(What is expected) Any pictures in the records below must be left out when you repeat the lines from the line containing "Write the TikZ code for this diagram." through the line containing "(farming) at (314.5,140)" exactly.

Records with drawing code
===

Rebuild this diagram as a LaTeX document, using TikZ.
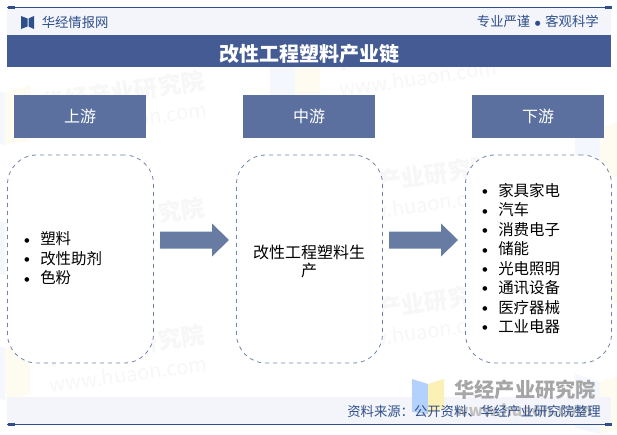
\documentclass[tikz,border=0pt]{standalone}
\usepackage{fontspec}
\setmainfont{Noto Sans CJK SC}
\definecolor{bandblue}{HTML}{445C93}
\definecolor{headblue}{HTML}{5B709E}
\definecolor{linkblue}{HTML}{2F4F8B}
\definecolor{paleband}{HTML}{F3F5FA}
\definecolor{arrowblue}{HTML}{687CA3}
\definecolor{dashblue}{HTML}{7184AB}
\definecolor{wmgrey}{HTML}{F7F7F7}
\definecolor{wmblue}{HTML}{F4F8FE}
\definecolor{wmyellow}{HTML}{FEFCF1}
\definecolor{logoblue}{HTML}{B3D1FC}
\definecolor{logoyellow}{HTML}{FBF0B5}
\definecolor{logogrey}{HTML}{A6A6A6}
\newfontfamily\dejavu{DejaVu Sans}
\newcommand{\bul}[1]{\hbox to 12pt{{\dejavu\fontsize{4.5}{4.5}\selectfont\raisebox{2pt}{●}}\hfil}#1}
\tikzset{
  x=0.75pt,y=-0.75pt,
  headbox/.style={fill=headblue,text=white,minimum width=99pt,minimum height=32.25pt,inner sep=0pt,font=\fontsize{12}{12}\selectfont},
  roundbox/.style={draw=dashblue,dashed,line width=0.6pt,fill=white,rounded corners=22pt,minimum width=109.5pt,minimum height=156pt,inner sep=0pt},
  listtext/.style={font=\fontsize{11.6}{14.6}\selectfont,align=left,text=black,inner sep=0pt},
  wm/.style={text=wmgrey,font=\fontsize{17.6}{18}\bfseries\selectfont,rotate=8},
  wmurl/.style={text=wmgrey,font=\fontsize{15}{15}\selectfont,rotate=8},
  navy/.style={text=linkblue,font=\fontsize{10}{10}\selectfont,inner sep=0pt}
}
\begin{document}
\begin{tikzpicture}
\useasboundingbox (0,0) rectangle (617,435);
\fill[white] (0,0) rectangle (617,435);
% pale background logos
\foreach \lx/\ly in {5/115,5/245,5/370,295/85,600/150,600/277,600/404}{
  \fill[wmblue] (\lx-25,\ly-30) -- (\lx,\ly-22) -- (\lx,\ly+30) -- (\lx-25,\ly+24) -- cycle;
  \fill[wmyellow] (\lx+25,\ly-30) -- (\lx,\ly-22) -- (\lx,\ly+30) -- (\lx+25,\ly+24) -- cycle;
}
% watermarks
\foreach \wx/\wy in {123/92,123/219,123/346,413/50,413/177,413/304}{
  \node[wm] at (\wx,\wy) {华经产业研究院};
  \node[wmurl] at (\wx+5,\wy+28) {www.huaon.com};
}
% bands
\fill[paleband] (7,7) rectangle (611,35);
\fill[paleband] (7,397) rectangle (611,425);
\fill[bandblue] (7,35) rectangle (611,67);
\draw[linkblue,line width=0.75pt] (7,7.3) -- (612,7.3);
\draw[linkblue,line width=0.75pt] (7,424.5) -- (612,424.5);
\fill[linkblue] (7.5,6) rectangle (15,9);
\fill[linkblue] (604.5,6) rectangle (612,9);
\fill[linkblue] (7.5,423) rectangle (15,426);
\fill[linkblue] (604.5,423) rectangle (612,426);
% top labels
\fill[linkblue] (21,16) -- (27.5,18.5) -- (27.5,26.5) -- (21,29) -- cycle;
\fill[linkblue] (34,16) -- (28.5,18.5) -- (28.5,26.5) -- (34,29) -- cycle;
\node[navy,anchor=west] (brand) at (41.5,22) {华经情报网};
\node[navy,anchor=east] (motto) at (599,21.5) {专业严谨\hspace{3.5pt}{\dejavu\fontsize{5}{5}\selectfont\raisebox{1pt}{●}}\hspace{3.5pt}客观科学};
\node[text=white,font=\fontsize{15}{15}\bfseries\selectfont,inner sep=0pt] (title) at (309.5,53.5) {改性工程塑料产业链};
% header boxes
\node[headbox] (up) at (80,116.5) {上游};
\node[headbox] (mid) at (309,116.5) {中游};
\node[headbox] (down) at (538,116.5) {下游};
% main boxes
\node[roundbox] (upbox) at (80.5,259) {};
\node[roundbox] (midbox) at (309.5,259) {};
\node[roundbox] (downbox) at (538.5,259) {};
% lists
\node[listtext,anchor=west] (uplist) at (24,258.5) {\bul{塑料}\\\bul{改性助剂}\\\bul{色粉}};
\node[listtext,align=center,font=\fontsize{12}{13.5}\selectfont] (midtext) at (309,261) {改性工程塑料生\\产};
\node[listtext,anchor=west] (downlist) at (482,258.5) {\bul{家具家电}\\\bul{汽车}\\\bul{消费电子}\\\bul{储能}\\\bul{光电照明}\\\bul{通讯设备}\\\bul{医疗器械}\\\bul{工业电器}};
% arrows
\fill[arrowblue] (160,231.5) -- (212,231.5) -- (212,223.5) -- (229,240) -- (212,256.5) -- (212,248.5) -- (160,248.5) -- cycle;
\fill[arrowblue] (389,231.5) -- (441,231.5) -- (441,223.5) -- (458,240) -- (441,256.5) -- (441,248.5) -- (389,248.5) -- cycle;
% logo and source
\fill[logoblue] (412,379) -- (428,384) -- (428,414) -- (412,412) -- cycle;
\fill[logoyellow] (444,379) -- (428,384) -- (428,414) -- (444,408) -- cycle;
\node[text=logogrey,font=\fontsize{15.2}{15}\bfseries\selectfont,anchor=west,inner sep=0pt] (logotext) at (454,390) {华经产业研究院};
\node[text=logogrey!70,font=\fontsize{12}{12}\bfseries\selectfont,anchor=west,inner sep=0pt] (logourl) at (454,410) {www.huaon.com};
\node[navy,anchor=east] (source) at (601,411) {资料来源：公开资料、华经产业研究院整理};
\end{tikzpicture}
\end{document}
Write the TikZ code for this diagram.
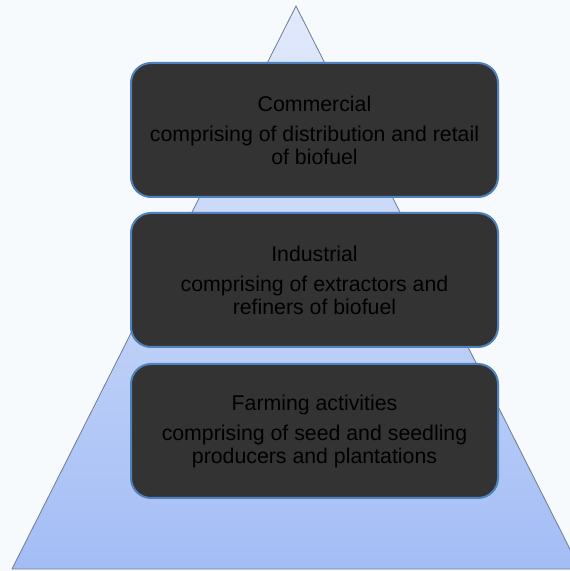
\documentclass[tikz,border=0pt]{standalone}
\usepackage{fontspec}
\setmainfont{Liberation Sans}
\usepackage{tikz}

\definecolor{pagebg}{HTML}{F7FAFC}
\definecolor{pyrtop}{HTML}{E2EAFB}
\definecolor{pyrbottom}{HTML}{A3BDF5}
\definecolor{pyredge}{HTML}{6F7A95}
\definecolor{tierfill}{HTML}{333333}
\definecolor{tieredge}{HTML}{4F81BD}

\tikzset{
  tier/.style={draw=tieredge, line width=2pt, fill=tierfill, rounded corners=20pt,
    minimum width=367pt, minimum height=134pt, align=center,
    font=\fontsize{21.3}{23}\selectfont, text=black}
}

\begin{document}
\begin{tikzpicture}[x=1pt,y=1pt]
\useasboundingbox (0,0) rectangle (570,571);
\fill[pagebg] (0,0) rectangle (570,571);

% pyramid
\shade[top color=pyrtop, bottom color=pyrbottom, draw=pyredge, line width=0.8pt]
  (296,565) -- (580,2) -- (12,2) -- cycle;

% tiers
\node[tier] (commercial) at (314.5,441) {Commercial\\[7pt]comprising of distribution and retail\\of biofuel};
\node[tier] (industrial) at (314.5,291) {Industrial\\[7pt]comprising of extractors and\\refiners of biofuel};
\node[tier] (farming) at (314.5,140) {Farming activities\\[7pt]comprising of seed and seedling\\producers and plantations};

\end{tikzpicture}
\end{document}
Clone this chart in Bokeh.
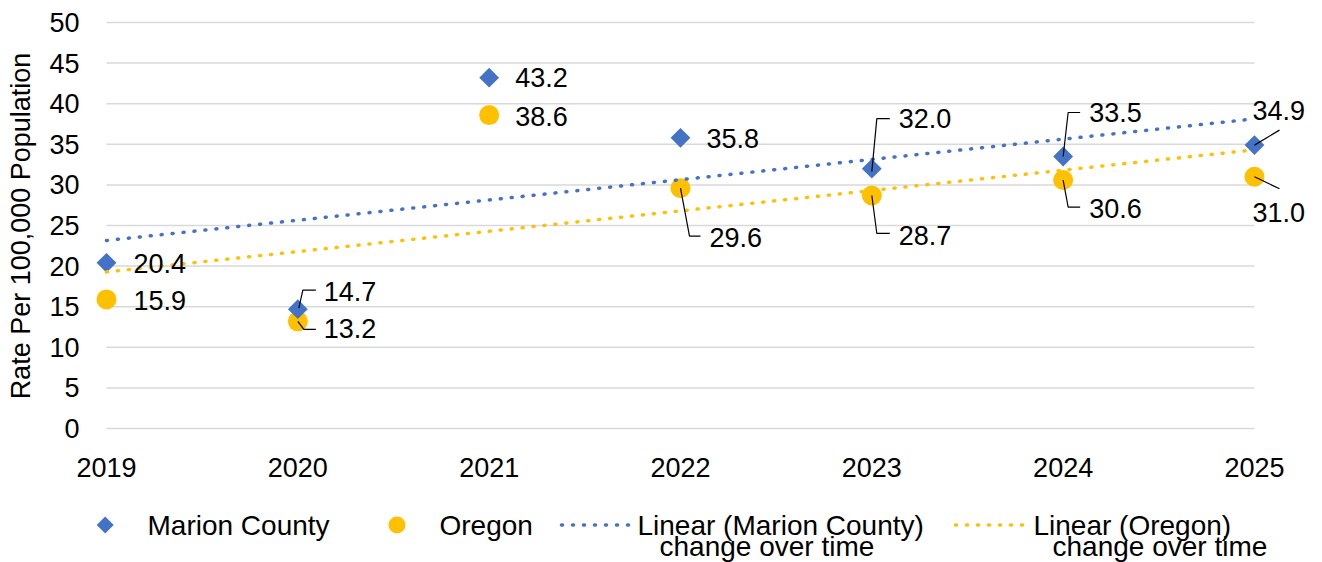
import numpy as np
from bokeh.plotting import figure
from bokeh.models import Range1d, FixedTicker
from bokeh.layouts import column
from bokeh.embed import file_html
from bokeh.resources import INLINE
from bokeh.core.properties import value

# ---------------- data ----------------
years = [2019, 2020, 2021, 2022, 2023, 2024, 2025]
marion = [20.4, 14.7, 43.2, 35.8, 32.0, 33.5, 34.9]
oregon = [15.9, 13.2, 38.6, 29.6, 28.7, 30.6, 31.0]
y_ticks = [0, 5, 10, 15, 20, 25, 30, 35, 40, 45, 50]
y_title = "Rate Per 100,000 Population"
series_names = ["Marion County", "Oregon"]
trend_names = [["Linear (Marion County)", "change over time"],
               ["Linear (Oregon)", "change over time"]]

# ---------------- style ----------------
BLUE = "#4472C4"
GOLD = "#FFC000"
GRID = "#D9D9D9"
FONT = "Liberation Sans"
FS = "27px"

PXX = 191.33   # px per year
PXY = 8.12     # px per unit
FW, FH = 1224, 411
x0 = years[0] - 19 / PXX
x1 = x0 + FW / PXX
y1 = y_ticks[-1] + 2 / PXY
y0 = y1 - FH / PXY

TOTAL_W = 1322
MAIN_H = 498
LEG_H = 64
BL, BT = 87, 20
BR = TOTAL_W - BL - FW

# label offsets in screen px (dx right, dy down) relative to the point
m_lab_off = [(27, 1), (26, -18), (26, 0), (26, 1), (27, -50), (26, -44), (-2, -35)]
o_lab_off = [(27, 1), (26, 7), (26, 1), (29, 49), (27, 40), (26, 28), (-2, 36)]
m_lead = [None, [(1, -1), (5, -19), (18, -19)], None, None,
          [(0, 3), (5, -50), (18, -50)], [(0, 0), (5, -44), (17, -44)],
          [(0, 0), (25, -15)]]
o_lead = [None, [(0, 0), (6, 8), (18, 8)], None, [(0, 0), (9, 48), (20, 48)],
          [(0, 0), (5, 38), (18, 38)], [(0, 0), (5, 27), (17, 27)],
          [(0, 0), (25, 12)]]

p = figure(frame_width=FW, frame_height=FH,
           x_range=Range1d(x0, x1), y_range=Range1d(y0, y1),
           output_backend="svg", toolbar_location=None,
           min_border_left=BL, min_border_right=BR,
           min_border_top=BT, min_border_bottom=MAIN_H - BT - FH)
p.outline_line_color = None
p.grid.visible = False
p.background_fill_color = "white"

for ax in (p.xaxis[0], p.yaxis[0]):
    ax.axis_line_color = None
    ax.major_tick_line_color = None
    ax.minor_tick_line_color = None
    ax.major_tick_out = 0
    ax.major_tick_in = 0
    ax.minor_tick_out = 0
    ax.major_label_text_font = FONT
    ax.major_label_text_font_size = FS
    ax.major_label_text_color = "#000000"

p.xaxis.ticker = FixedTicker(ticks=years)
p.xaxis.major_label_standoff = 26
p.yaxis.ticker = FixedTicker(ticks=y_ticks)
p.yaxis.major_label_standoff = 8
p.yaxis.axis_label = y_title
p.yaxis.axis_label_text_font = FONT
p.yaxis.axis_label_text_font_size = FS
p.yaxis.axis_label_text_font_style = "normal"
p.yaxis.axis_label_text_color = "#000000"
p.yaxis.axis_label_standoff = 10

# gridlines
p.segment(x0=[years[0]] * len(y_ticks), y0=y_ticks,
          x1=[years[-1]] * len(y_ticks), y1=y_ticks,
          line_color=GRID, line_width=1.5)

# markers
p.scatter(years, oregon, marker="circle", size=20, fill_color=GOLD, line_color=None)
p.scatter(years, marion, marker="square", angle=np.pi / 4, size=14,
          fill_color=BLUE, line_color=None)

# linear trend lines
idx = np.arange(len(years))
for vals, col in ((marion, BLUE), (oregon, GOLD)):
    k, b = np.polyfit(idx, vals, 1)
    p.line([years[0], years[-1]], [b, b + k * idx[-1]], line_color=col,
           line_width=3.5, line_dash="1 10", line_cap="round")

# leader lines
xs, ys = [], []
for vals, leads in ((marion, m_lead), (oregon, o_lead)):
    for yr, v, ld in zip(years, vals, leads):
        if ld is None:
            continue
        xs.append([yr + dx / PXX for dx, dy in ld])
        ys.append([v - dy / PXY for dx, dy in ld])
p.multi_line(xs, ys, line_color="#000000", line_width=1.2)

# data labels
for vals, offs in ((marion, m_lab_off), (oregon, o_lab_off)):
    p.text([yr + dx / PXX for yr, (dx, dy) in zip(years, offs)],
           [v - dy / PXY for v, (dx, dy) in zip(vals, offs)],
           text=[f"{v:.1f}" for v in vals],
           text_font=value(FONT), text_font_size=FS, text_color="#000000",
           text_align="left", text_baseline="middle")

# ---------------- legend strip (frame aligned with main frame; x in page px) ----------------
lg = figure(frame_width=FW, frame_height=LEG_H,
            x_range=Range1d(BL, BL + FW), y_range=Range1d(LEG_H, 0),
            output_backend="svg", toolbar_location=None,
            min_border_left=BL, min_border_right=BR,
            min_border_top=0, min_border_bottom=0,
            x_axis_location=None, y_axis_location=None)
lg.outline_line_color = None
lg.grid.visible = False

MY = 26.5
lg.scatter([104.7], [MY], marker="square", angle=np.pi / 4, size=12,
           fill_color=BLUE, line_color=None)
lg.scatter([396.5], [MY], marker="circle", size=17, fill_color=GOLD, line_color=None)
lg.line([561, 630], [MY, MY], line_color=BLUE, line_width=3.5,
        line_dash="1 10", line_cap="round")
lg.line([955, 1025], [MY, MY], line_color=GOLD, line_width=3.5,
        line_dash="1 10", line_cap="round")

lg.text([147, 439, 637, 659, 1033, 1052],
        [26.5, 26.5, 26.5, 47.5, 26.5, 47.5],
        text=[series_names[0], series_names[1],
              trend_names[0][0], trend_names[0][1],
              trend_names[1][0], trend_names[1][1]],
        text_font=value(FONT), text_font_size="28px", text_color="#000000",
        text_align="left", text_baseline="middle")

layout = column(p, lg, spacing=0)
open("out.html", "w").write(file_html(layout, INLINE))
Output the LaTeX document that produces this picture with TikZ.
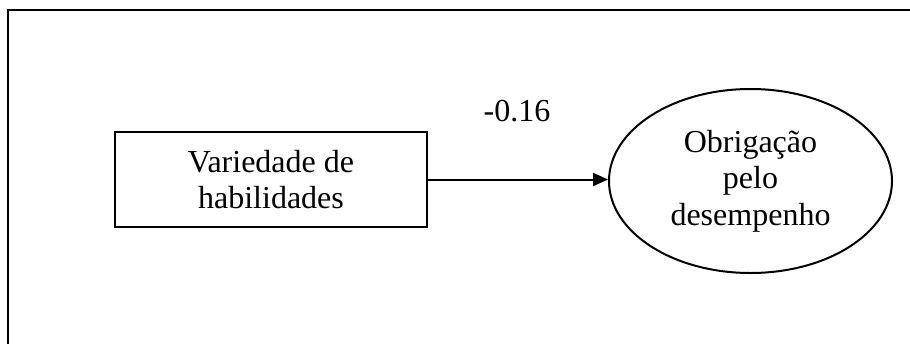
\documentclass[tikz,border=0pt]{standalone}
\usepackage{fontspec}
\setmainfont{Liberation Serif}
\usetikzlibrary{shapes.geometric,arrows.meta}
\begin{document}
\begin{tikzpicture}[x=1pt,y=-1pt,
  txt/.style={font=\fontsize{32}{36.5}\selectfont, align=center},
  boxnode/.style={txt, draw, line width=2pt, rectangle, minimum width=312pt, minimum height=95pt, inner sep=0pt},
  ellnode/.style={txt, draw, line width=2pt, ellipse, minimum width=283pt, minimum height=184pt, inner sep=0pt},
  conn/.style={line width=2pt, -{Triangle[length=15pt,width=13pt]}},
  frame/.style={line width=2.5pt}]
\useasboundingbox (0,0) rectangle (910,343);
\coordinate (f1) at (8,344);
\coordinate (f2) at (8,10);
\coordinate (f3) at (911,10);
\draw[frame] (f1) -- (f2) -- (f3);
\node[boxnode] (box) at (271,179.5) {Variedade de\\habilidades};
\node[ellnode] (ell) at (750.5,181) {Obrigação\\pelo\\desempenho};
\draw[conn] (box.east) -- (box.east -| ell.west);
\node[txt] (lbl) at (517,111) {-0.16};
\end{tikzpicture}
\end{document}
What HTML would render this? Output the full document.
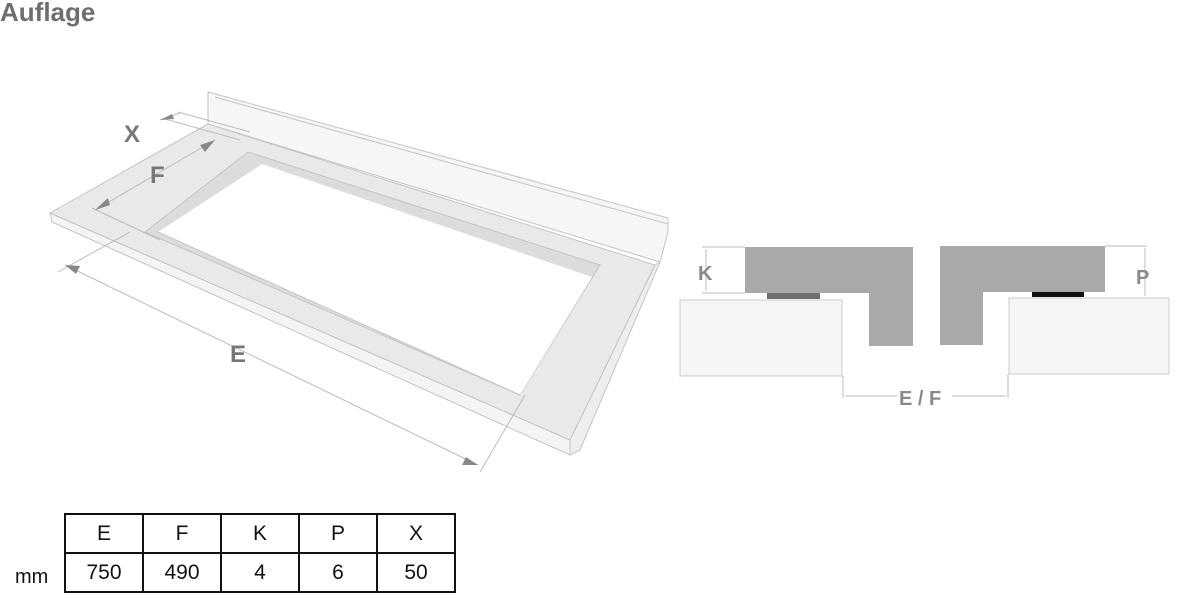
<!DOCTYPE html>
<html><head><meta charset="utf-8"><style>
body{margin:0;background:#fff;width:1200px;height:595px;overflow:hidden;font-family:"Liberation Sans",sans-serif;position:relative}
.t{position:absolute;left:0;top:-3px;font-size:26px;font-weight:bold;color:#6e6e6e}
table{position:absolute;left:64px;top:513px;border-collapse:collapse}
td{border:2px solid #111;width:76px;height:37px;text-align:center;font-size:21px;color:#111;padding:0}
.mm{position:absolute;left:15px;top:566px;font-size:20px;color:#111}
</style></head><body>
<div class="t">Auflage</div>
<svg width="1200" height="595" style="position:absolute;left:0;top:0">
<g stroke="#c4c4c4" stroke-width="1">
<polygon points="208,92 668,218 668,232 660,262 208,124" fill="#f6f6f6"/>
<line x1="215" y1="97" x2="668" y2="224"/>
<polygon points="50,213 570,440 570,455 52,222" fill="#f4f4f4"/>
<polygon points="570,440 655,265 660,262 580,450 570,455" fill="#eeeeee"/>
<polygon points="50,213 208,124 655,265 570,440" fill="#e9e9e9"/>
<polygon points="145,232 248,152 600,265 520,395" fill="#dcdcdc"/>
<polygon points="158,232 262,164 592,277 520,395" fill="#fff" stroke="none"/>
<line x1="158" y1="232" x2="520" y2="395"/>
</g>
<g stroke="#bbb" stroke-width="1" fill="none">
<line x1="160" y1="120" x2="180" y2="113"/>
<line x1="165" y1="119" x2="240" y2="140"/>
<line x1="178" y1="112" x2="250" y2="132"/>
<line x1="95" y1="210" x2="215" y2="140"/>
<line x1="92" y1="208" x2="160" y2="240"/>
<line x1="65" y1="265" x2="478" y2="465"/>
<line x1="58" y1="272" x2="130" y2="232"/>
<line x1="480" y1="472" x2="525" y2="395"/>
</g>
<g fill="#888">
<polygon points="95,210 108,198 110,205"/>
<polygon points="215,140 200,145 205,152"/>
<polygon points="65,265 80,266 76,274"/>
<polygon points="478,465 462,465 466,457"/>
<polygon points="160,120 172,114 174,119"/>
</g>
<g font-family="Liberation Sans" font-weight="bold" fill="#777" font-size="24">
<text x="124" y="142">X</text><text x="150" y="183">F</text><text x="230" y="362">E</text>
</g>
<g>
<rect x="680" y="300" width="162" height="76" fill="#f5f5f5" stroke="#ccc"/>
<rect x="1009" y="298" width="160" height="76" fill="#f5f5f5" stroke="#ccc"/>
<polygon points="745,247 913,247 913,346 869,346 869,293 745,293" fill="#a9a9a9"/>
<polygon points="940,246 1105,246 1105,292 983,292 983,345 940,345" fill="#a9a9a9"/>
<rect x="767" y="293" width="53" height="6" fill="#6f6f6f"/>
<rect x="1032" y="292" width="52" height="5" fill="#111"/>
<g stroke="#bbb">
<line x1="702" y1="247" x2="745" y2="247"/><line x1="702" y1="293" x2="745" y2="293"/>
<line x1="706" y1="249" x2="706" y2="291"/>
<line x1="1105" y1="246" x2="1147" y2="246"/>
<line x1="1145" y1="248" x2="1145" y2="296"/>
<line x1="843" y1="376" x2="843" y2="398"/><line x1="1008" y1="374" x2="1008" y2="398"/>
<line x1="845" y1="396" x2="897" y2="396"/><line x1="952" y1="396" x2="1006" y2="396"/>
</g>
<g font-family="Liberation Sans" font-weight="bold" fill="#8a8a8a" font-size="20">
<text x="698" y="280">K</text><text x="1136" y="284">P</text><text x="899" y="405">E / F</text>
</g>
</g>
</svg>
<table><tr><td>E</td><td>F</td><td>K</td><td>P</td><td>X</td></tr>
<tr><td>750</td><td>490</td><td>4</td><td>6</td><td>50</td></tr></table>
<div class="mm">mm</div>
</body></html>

===

(Answer to this problem)
Write the TikZ code for this diagram.
\documentclass[tikz,border=0pt]{standalone}
\usepackage{fontspec}
\setmainfont{Liberation Sans}
\usepackage{tikz}

\definecolor{pagebg}{HTML}{F7FAFC}
\definecolor{pyrtop}{HTML}{E2EAFB}
\definecolor{pyrbottom}{HTML}{A3BDF5}
\definecolor{pyredge}{HTML}{6F7A95}
\definecolor{tierfill}{HTML}{333333}
\definecolor{tieredge}{HTML}{4F81BD}

\tikzset{
  tier/.style={draw=tieredge, line width=2pt, fill=tierfill, rounded corners=20pt,
    minimum width=367pt, minimum height=134pt, align=center,
    font=\fontsize{21.3}{23}\selectfont, text=black}
}

\begin{document}
\begin{tikzpicture}[x=1pt,y=1pt]
\useasboundingbox (0,0) rectangle (570,571);
\fill[pagebg] (0,0) rectangle (570,571);

% pyramid
\shade[top color=pyrtop, bottom color=pyrbottom, draw=pyredge, line width=0.8pt]
  (296,565) -- (580,2) -- (12,2) -- cycle;

% tiers
\node[tier] (commercial) at (314.5,441) {Commercial\\[7pt]comprising of distribution and retail\\of biofuel};
\node[tier] (industrial) at (314.5,291) {Industrial\\[7pt]comprising of extractors and\\refiners of biofuel};
\node[tier] (farming) at (314.5,140) {Farming activities\\[7pt]comprising of seed and seedling\\producers and plantations};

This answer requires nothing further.